* DATASET SECTION

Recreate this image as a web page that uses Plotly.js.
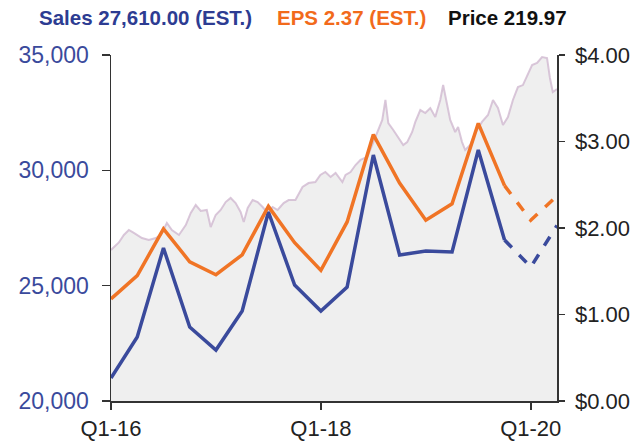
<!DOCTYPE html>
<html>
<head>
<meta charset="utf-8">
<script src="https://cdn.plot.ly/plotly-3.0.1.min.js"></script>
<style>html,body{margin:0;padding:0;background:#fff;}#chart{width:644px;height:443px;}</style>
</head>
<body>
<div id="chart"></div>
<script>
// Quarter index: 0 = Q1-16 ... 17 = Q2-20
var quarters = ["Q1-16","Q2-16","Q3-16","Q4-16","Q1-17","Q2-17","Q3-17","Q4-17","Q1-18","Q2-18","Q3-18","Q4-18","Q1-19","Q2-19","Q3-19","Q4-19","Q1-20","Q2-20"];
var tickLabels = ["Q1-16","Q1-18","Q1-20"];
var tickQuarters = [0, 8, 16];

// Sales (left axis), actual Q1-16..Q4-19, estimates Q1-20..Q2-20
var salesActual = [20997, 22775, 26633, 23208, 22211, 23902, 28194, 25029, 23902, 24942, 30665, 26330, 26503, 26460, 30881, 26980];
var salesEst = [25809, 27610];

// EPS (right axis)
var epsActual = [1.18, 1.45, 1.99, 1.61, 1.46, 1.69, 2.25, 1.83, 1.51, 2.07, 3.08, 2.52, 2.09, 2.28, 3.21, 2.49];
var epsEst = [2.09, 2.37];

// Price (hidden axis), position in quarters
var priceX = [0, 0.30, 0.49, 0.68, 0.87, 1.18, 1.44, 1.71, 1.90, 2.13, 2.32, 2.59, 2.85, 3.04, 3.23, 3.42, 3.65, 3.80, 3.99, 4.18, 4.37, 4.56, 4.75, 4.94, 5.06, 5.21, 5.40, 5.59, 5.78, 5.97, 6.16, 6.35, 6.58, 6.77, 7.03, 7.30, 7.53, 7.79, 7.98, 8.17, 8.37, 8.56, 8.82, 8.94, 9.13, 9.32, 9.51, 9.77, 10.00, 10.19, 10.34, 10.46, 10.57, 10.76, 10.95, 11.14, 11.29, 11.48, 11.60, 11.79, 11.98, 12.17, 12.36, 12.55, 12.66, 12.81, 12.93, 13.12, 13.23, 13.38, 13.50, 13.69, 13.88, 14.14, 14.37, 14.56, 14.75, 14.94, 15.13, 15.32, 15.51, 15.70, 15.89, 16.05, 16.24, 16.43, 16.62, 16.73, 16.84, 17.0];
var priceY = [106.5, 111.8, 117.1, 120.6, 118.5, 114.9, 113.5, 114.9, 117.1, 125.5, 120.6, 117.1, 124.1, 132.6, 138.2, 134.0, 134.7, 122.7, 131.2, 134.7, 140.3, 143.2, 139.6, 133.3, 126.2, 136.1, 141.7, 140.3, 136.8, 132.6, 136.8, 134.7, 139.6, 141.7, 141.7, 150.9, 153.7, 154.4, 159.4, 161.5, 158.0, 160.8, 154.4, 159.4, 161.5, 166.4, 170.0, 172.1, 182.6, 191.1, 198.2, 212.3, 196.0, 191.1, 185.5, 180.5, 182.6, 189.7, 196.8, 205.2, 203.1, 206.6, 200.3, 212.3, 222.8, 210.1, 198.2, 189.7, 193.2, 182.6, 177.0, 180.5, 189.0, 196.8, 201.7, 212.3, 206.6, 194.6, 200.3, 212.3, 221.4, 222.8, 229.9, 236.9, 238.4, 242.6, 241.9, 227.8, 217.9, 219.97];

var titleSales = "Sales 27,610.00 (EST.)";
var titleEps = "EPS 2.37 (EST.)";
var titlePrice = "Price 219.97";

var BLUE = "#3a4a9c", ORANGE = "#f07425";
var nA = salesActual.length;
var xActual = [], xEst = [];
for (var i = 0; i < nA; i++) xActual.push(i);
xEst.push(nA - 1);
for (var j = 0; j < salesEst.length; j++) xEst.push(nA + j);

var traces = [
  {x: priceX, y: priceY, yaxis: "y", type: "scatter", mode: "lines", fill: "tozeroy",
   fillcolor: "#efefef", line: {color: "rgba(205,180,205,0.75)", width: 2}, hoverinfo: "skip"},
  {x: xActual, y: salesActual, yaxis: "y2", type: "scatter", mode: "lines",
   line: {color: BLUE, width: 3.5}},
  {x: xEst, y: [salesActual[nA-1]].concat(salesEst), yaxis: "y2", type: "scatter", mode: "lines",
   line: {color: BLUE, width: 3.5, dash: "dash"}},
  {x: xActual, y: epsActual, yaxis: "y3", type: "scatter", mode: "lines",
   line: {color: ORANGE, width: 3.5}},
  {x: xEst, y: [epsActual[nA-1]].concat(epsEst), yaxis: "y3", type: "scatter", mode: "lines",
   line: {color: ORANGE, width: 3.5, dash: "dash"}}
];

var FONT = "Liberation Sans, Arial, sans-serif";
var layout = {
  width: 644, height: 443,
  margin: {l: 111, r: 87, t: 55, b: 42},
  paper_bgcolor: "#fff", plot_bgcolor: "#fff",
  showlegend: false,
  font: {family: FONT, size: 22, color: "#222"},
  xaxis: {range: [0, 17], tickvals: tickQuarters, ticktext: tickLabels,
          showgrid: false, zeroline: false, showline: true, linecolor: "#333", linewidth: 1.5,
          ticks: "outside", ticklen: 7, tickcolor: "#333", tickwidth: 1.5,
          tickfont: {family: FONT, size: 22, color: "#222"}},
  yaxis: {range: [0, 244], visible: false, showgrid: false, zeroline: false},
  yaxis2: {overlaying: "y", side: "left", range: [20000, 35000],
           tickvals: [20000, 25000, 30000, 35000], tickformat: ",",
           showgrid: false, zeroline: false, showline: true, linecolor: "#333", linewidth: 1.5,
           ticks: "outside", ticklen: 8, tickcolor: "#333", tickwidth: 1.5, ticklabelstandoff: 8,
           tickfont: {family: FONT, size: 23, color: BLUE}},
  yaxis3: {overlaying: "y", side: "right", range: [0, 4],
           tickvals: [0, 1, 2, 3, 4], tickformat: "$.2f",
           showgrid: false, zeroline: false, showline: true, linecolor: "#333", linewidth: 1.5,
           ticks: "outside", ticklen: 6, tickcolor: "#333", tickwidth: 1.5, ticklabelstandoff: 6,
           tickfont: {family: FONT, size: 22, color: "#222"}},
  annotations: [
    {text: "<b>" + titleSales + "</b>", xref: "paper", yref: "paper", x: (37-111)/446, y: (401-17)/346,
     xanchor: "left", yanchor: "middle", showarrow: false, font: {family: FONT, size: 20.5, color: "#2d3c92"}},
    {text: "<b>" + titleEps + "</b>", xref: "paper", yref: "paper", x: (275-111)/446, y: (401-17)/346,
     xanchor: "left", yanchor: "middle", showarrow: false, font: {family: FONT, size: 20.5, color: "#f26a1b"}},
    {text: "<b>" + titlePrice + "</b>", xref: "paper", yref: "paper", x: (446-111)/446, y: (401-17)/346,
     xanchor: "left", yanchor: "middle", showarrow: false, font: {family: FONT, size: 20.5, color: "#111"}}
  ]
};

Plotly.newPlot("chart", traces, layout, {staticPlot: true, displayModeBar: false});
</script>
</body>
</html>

* INSTRUCTION
In your copy, leave out the pictures and reproduce the material above exactly.

* ANSWER TO THE TASK
Recreate this image as a web page that uses Plotly.js.
<!DOCTYPE html>
<html>
<head>
<meta charset="utf-8">
<script src="https://cdn.plot.ly/plotly-3.0.1.min.js"></script>
<style>html,body{margin:0;padding:0;background:#fff;}#chart{width:644px;height:443px;}</style>
</head>
<body>
<div id="chart"></div>
<script>
// Quarter index: 0 = Q1-16 ... 17 = Q2-20
var quarters = ["Q1-16","Q2-16","Q3-16","Q4-16","Q1-17","Q2-17","Q3-17","Q4-17","Q1-18","Q2-18","Q3-18","Q4-18","Q1-19","Q2-19","Q3-19","Q4-19","Q1-20","Q2-20"];
var tickLabels = ["Q1-16","Q1-18","Q1-20"];
var tickQuarters = [0, 8, 16];

// Sales (left axis), actual Q1-16..Q4-19, estimates Q1-20..Q2-20
var salesActual = [20997, 22775, 26633, 23208, 22211, 23902, 28194, 25029, 23902, 24942, 30665, 26330, 26503, 26460, 30881, 26980];
var salesEst = [25809, 27610];

// EPS (right axis)
var epsActual = [1.18, 1.45, 1.99, 1.61, 1.46, 1.69, 2.25, 1.83, 1.51, 2.07, 3.08, 2.52, 2.09, 2.28, 3.21, 2.49];
var epsEst = [2.09, 2.37];

// Price (hidden axis), position in quarters
var priceX = [0, 0.30, 0.49, 0.68, 0.87, 1.18, 1.44, 1.71, 1.90, 2.13, 2.32, 2.59, 2.85, 3.04, 3.23, 3.42, 3.65, 3.80, 3.99, 4.18, 4.37, 4.56, 4.75, 4.94, 5.06, 5.21, 5.40, 5.59, 5.78, 5.97, 6.16, 6.35, 6.58, 6.77, 7.03, 7.30, 7.53, 7.79, 7.98, 8.17, 8.37, 8.56, 8.82, 8.94, 9.13, 9.32, 9.51, 9.77, 10.00, 10.19, 10.34, 10.46, 10.57, 10.76, 10.95, 11.14, 11.29, 11.48, 11.60, 11.79, 11.98, 12.17, 12.36, 12.55, 12.66, 12.81, 12.93, 13.12, 13.23, 13.38, 13.50, 13.69, 13.88, 14.14, 14.37, 14.56, 14.75, 14.94, 15.13, 15.32, 15.51, 15.70, 15.89, 16.05, 16.24, 16.43, 16.62, 16.73, 16.84, 17.0];
var priceY = [106.5, 111.8, 117.1, 120.6, 118.5, 114.9, 113.5, 114.9, 117.1, 125.5, 120.6, 117.1, 124.1, 132.6, 138.2, 134.0, 134.7, 122.7, 131.2, 134.7, 140.3, 143.2, 139.6, 133.3, 126.2, 136.1, 141.7, 140.3, 136.8, 132.6, 136.8, 134.7, 139.6, 141.7, 141.7, 150.9, 153.7, 154.4, 159.4, 161.5, 158.0, 160.8, 154.4, 159.4, 161.5, 166.4, 170.0, 172.1, 182.6, 191.1, 198.2, 212.3, 196.0, 191.1, 185.5, 180.5, 182.6, 189.7, 196.8, 205.2, 203.1, 206.6, 200.3, 212.3, 222.8, 210.1, 198.2, 189.7, 193.2, 182.6, 177.0, 180.5, 189.0, 196.8, 201.7, 212.3, 206.6, 194.6, 200.3, 212.3, 221.4, 222.8, 229.9, 236.9, 238.4, 242.6, 241.9, 227.8, 217.9, 219.97];

var titleSales = "Sales 27,610.00 (EST.)";
var titleEps = "EPS 2.37 (EST.)";
var titlePrice = "Price 219.97";

var BLUE = "#3a4a9c", ORANGE = "#f07425";
var nA = salesActual.length;
var xActual = [], xEst = [];
for (var i = 0; i < nA; i++) xActual.push(i);
xEst.push(nA - 1);
for (var j = 0; j < salesEst.length; j++) xEst.push(nA + j);

var traces = [
  {x: priceX, y: priceY, yaxis: "y", type: "scatter", mode: "lines", fill: "tozeroy",
   fillcolor: "#efefef", line: {color: "rgba(205,180,205,0.75)", width: 2}, hoverinfo: "skip"},
  {x: xActual, y: salesActual, yaxis: "y2", type: "scatter", mode: "lines",
   line: {color: BLUE, width: 3.5}},
  {x: xEst, y: [salesActual[nA-1]].concat(salesEst), yaxis: "y2", type: "scatter", mode: "lines",
   line: {color: BLUE, width: 3.5, dash: "dash"}},
  {x: xActual, y: epsActual, yaxis: "y3", type: "scatter", mode: "lines",
   line: {color: ORANGE, width: 3.5}},
  {x: xEst, y: [epsActual[nA-1]].concat(epsEst), yaxis: "y3", type: "scatter", mode: "lines",
   line: {color: ORANGE, width: 3.5, dash: "dash"}}
];

var FONT = "Liberation Sans, Arial, sans-serif";
var layout = {
  width: 644, height: 443,
  margin: {l: 111, r: 87, t: 55, b: 42},
  paper_bgcolor: "#fff", plot_bgcolor: "#fff",
  showlegend: false,
  font: {family: FONT, size: 22, color: "#222"},
  xaxis: {range: [0, 17], tickvals: tickQuarters, ticktext: tickLabels,
          showgrid: false, zeroline: false, showline: true, linecolor: "#333", linewidth: 1.5,
          ticks: "outside", ticklen: 7, tickcolor: "#333", tickwidth: 1.5,
          tickfont: {family: FONT, size: 22, color: "#222"}},
  yaxis: {range: [0, 244], visible: false, showgrid: false, zeroline: false},
  yaxis2: {overlaying: "y", side: "left", range: [20000, 35000],
           tickvals: [20000, 25000, 30000, 35000], tickformat: ",",
           showgrid: false, zeroline: false, showline: true, linecolor: "#333", linewidth: 1.5,
           ticks: "outside", ticklen: 8, tickcolor: "#333", tickwidth: 1.5, ticklabelstandoff: 8,
           tickfont: {family: FONT, size: 23, color: BLUE}},
  yaxis3: {overlaying: "y", side: "right", range: [0, 4],
           tickvals: [0, 1, 2, 3, 4], tickformat: "$.2f",
           showgrid: false, zeroline: false, showline: true, linecolor: "#333", linewidth: 1.5,
           ticks: "outside", ticklen: 6, tickcolor: "#333", tickwidth: 1.5, ticklabelstandoff: 6,
           tickfont: {family: FONT, size: 22, color: "#222"}},
  annotations: [
    {text: "<b>" + titleSales + "</b>", xref: "paper", yref: "paper", x: (37-111)/446, y: (401-17)/346,
     xanchor: "left", yanchor: "middle", showarrow: false, font: {family: FONT, size: 20.5, color: "#2d3c92"}},
    {text: "<b>" + titleEps + "</b>", xref: "paper", yref: "paper", x: (275-111)/446, y: (401-17)/346,
     xanchor: "left", yanchor: "middle", showarrow: false, font: {family: FONT, size: 20.5, color: "#f26a1b"}},
    {text: "<b>" + titlePrice + "</b>", xref: "paper", yref: "paper", x: (446-111)/446, y: (401-17)/346,
     xanchor: "left", yanchor: "middle", showarrow: false, font: {family: FONT, size: 20.5, color: "#111"}}
  ]
};

Plotly.newPlot("chart", traces, layout, {staticPlot: true, displayModeBar: false});
</script>
</body>
</html>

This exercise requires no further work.